:: YOUR OBJECTIVE ::
Pictures are not part of the copy. Retype the lines from the first one through the line that contains "210, 5100, 40]".

:: DATA SECTION ::
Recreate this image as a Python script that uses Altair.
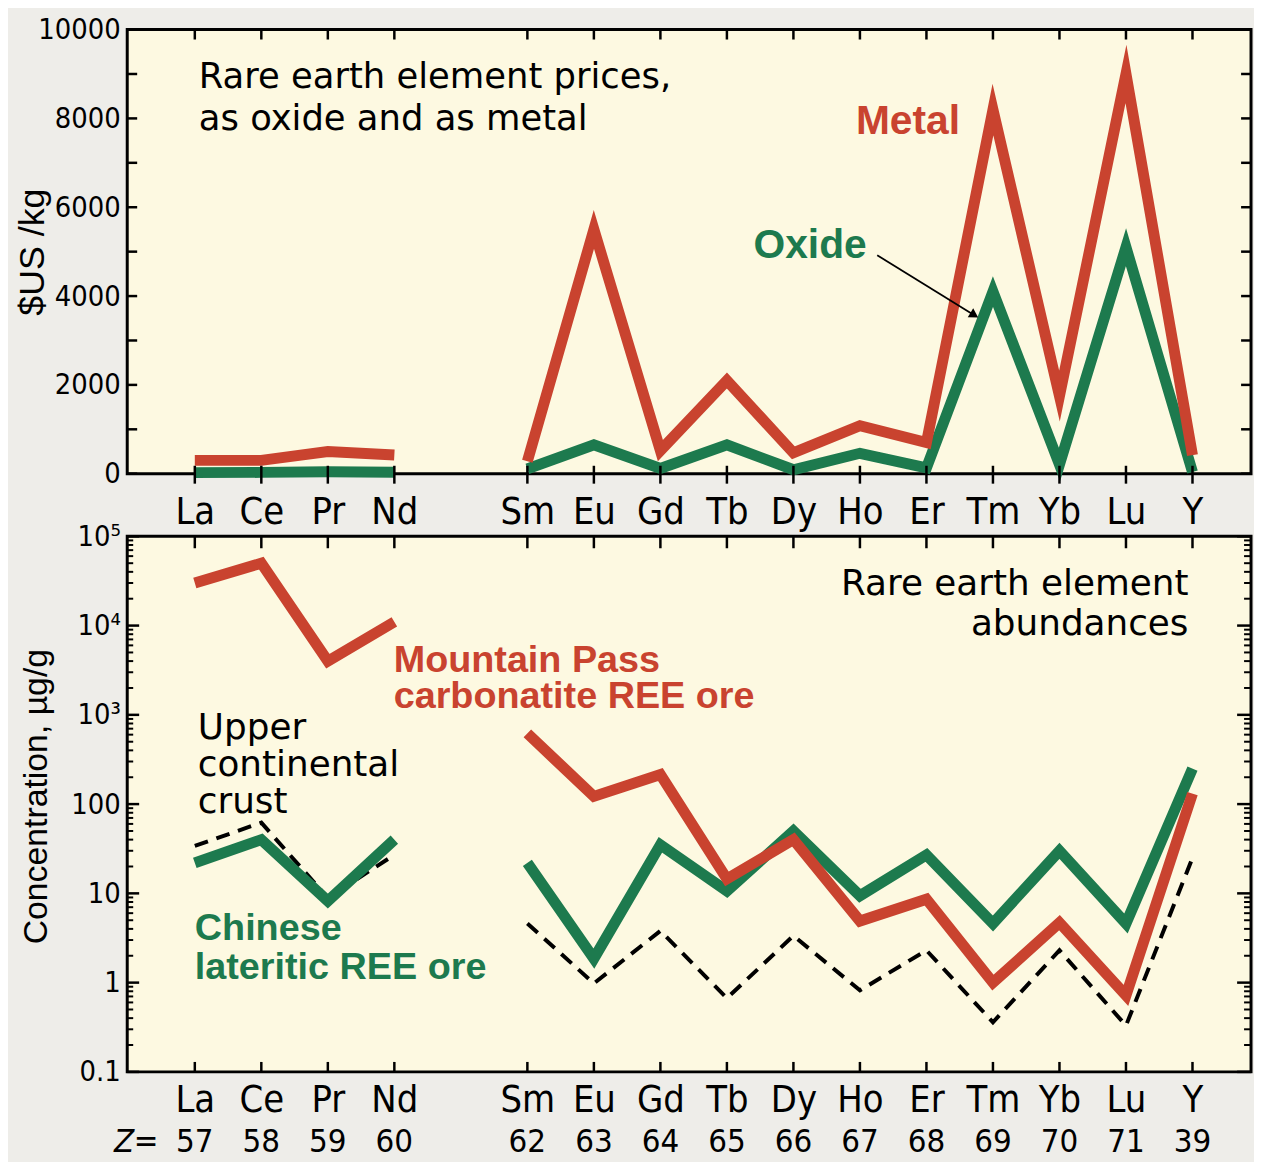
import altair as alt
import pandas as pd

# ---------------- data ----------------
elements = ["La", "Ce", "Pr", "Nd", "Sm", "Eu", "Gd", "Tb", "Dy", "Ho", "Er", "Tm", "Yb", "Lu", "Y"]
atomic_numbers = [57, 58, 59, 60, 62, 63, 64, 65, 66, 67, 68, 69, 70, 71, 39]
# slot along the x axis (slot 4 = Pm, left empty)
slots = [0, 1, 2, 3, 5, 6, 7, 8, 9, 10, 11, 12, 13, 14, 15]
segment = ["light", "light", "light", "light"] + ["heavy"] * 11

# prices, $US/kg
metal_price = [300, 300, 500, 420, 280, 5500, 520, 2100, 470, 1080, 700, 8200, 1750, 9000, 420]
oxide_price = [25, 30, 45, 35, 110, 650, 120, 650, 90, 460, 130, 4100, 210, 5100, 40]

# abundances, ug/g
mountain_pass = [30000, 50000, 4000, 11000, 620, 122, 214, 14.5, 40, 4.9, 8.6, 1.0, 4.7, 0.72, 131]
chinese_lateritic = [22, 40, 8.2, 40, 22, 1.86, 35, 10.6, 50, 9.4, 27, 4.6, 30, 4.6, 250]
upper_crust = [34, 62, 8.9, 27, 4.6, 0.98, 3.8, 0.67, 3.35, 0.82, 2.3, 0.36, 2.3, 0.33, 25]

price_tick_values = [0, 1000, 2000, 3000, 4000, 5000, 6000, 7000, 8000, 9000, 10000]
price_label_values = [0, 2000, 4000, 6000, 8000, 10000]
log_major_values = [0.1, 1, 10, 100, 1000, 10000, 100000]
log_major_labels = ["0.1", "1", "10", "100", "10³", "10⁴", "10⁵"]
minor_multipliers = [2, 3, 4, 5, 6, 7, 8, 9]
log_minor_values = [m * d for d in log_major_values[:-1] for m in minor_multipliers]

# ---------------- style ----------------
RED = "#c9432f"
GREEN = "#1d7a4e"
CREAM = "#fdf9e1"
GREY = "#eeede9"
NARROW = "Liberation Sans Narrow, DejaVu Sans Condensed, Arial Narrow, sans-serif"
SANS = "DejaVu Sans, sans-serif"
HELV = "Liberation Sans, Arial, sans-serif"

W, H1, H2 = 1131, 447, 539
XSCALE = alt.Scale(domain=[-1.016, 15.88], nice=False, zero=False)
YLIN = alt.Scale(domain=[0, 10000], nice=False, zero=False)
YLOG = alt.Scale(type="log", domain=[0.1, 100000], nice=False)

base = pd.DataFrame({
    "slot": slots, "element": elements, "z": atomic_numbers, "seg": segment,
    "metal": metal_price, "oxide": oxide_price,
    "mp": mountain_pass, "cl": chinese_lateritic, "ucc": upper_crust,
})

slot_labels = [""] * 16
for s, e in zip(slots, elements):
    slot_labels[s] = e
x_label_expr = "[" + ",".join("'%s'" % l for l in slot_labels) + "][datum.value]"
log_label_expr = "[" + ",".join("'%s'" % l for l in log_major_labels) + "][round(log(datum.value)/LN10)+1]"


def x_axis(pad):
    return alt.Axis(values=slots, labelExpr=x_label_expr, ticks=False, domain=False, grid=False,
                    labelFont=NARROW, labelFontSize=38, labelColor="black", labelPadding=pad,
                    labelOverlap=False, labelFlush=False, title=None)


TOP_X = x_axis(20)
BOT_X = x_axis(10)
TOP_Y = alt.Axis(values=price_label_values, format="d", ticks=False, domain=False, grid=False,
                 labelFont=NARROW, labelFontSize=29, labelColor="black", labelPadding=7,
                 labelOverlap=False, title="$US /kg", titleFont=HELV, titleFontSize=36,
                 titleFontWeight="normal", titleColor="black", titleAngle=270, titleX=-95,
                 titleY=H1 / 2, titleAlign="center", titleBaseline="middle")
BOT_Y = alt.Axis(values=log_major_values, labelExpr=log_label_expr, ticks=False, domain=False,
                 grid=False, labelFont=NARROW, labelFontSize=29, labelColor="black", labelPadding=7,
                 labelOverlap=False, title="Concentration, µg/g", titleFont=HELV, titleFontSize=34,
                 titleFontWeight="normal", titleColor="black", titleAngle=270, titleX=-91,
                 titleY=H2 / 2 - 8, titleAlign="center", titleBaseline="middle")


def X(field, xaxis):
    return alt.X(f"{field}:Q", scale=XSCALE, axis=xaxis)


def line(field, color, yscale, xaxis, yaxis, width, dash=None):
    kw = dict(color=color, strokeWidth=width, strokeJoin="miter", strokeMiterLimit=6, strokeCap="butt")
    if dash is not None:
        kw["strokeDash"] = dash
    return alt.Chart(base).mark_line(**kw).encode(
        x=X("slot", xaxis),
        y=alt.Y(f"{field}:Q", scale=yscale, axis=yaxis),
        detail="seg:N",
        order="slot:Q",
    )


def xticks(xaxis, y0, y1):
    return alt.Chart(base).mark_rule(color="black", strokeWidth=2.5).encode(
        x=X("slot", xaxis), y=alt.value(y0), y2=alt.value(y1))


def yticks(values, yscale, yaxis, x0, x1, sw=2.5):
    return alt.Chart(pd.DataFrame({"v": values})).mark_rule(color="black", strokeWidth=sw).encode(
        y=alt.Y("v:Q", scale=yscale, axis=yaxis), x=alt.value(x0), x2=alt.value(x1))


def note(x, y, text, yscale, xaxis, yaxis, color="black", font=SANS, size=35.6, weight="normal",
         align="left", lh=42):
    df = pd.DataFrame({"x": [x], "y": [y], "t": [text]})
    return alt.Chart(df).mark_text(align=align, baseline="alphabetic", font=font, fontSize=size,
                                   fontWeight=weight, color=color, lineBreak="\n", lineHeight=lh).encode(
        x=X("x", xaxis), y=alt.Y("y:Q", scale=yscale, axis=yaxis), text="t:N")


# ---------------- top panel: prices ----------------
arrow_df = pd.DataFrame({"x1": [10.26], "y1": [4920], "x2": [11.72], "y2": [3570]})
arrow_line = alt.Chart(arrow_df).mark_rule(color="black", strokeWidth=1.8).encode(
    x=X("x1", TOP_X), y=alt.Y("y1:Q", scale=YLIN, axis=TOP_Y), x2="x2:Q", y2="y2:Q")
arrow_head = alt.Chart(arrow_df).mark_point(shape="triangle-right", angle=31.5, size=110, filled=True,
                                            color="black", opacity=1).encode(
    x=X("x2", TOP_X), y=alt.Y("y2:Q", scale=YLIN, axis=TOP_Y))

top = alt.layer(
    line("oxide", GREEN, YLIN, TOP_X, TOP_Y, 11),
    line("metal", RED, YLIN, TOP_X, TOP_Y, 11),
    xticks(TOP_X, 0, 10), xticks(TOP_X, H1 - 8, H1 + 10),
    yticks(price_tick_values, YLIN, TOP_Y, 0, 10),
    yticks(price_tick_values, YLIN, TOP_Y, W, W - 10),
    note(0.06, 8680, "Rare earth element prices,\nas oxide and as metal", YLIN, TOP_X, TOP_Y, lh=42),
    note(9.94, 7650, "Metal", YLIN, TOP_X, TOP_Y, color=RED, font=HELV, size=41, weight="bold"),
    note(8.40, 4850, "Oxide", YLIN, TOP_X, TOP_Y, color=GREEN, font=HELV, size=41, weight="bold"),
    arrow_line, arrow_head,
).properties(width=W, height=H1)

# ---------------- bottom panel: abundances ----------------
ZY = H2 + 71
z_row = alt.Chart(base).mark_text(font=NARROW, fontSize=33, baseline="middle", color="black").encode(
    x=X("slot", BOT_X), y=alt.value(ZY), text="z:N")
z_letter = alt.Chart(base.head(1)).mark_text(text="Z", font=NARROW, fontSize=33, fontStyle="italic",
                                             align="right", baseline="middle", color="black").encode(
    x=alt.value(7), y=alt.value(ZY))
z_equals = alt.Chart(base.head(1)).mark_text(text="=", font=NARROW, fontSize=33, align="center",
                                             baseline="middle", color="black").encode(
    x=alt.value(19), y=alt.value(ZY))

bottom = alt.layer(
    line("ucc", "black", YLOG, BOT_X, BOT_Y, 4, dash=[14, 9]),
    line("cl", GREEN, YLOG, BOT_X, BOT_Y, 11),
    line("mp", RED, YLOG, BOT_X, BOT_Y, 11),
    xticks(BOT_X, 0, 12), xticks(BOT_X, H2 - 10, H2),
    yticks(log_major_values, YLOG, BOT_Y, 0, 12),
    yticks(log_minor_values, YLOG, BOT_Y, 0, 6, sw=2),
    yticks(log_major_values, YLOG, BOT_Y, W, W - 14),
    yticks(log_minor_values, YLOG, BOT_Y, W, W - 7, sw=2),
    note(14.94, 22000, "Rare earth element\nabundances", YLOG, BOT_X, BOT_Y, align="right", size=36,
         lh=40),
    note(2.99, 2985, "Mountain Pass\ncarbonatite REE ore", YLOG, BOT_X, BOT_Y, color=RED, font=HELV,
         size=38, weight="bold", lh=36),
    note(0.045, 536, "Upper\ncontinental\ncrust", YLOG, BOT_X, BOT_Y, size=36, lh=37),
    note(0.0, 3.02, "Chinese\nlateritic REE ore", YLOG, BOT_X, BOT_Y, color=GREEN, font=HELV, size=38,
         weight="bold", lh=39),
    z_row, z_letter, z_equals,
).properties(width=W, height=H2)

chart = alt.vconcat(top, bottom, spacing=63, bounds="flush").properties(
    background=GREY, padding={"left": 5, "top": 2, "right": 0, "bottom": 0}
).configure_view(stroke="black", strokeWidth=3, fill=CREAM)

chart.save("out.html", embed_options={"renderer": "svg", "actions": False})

:: TASK OUTPUT ::
Recreate this image as a Python script that uses Altair.
import altair as alt
import pandas as pd

# ---------------- data ----------------
elements = ["La", "Ce", "Pr", "Nd", "Sm", "Eu", "Gd", "Tb", "Dy", "Ho", "Er", "Tm", "Yb", "Lu", "Y"]
atomic_numbers = [57, 58, 59, 60, 62, 63, 64, 65, 66, 67, 68, 69, 70, 71, 39]
# slot along the x axis (slot 4 = Pm, left empty)
slots = [0, 1, 2, 3, 5, 6, 7, 8, 9, 10, 11, 12, 13, 14, 15]
segment = ["light", "light", "light", "light"] + ["heavy"] * 11

# prices, $US/kg
metal_price = [300, 300, 500, 420, 280, 5500, 520, 2100, 470, 1080, 700, 8200, 1750, 9000, 420]
oxide_price = [25, 30, 45, 35, 110, 650, 120, 650, 90, 460, 130, 4100, 210, 5100, 40]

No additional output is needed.